The cult of the man-child By Richard Crouse Metro Canada June 27, 2012
“When I’m lyin’ in bed at night,” Tom Waits sang, “I don’t wanna grow up.”
He’s not the only one. In recent years Cineplexes have been overrun by boy-men: adult males who still act as though they’re 16 years old.
This weekend in the Seth MacFarlane comedy Ted, Mark Wahlberg is John, a man-child who had trouble letting go of his childhood teddy bear who came to life as the result of a childhood wish.
He does everything with Ted — including cower when a storm hits. “Thunder buddies for life, right, Johnny?” says Ted. John replies with an answer we can’t print here.
That’s one of the hallmarks of the man-child movie, they’re raunchy.

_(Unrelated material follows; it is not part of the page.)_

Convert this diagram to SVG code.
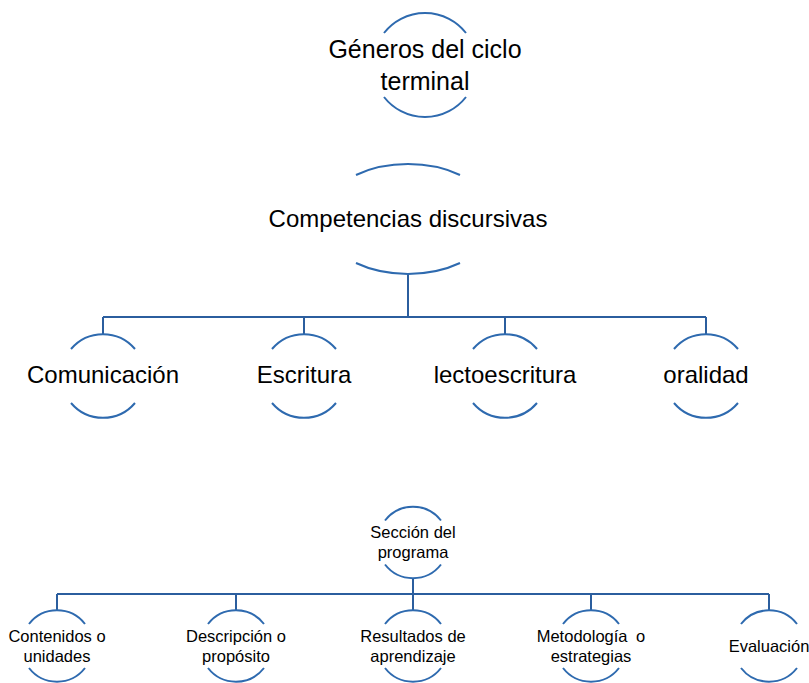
<svg xmlns="http://www.w3.org/2000/svg" width="809" height="683" viewBox="0 0 809 683">
<style>
.arc{fill:none;stroke:#2E6AAF;stroke-width:2}
.con{fill:none;stroke:#2B5E9E;stroke-width:2}
text{font-family:"Liberation Sans",Arial,sans-serif;fill:#000;text-anchor:middle}
.t1{font-size:25px}
.t2{font-size:24px}
.t3{font-size:16.5px}
</style>
<rect width="809" height="683" fill="#fff"/>
<g id="connectors">
<path class="con" d="M408,274 V317 M103,317 H706 M103,317 V334 M304,317 V334 M505,317 V334 M706,317 V334"/>
<path class="con" d="M413,578 V594 M57,594 H769 M57,594 V610.5 M236,594 V610.5 M413,594 V610.5 M591,594 V610.5 M769,594 V610.5"/>
</g>
<g id="generos">
<path class="arc" d="M384,33 A52,52 0 0 1 466,33 M384,97 A52,52 0 0 0 466,97"/>
<text class="t1" x="425" y="58">Géneros del ciclo</text>
<text class="t1" x="425" y="90">terminal</text>
</g>
<g id="competencias">
<path class="arc" d="M356,175 A87,55 0 0 1 460,175 M356,263 A87,55 0 0 0 460,263"/>
<text class="t2" x="408" y="227">Competencias discursivas</text>
</g>
<g id="comunicacion">
<path class="arc" d="M71,349 A42,42 0 0 1 135,349 M71,403 A42,42 0 0 0 135,403"/>
<text class="t2" x="103" y="383">Comunicación</text>
</g>
<g id="escritura">
<path class="arc" d="M272,349 A42,42 0 0 1 336,349 M272,403 A42,42 0 0 0 336,403"/>
<text class="t2" x="304" y="383">Escritura</text>
</g>
<g id="lectoescritura">
<path class="arc" d="M473,349 A42,42 0 0 1 537,349 M473,403 A42,42 0 0 0 537,403"/>
<text class="t2" x="505" y="383">lectoescritura</text>
</g>
<g id="oralidad">
<path class="arc" d="M674,349 A42,42 0 0 1 738,349 M674,403 A42,42 0 0 0 738,403"/>
<text class="t2" x="706" y="383">oralidad</text>
</g>
<g id="seccion">
<path class="arc" d="M385,520.5 A35.5,35.5 0 0 1 441,520.5 M385,564.5 A35.5,35.5 0 0 0 441,564.5"/>
<text class="t3" x="413" y="538">Sección del</text>
<text class="t3" x="413" y="558">programa</text>
</g>
<g id="contenidos">
<path class="arc" d="M29,624 A35.5,35.5 0 0 1 85,624 M29,668 A35.5,35.5 0 0 0 85,668"/>
<text class="t3" x="57" y="642">Contenidos o</text>
<text class="t3" x="57" y="662">unidades</text>
</g>
<g id="descripcion">
<path class="arc" d="M208,624 A35.5,35.5 0 0 1 264,624 M208,668 A35.5,35.5 0 0 0 264,668"/>
<text class="t3" x="236" y="642">Descripción o</text>
<text class="t3" x="236" y="662">propósito</text>
</g>
<g id="resultados">
<path class="arc" d="M385,624 A35.5,35.5 0 0 1 441,624 M385,668 A35.5,35.5 0 0 0 441,668"/>
<text class="t3" x="413" y="642">Resultados de</text>
<text class="t3" x="413" y="662">aprendizaje</text>
</g>
<g id="metodologia">
<path class="arc" d="M563,624 A35.5,35.5 0 0 1 619,624 M563,668 A35.5,35.5 0 0 0 619,668"/>
<text class="t3" x="591" y="642" word-spacing="4">Metodología o</text>
<text class="t3" x="591" y="662">estrategias</text>
</g>
<g id="evaluacion">
<path class="arc" d="M741,624 A35.5,35.5 0 0 1 797,624 M741,668 A35.5,35.5 0 0 0 797,668"/>
<text class="t3" x="769" y="652">Evaluación</text>
</g>
</svg>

Step Brothers is a rude and crude arrested development comedy with enough swearing to make Lenny Bruce blush. Will Ferrell and John C. Reilly play spoiled, unemployed men thrown together Brady-Bunch style when their patents wed.
They don’t get along at first — they even try to bury one another alive — but soon their shared passion for karaoke brings them together, like two overgrown kids in a playground.
Adam Sandler has made a career playing testosterone-fuelled men who never grew up. In Mr. Deeds, Just Go with It, The Waterboy and Happy Gilmore he plays characters with the emotional age of a Baby Gap customer, but the classic is Billy Madison, where he plays a hotel heir forced to go back to grade school.
As Sandler was throwing temper tantrums on screen Jason Segel was slowly defining his child-man act. I Love You Man, with its Man Cave and Rush soundtrack, was a warm up to his most grown-up portrayal of an adolescent man. In Jeff, Who Lives at Home he plays a 30-something who lives at home and is obsessed with the M. Night Shyamalan film Signs. Overgrown and underdeveloped he turns an outing to the hardware store into a wild day.
Peter Pan with a plan
The common link to many of these man-child movies is one man — producer Judd Apatow.
• If it ain’t broke… Not since Jerry Lewis has one man made so much money presenting the age-old gag of self-infantilizing on screen.
• Big names. He’s worked with Ferrell, Sandler and Segel, and it was his R-rated The 40-Year-Old Virgin and Knocked Up that gave us Seth Rogen’s brand of prolonged childhood.
• Plans to recruit Paul Reubens? Apatow even recently announced he’s thinking about making a movie with pop culture’s ultimate man-child, Pee Wee Herman.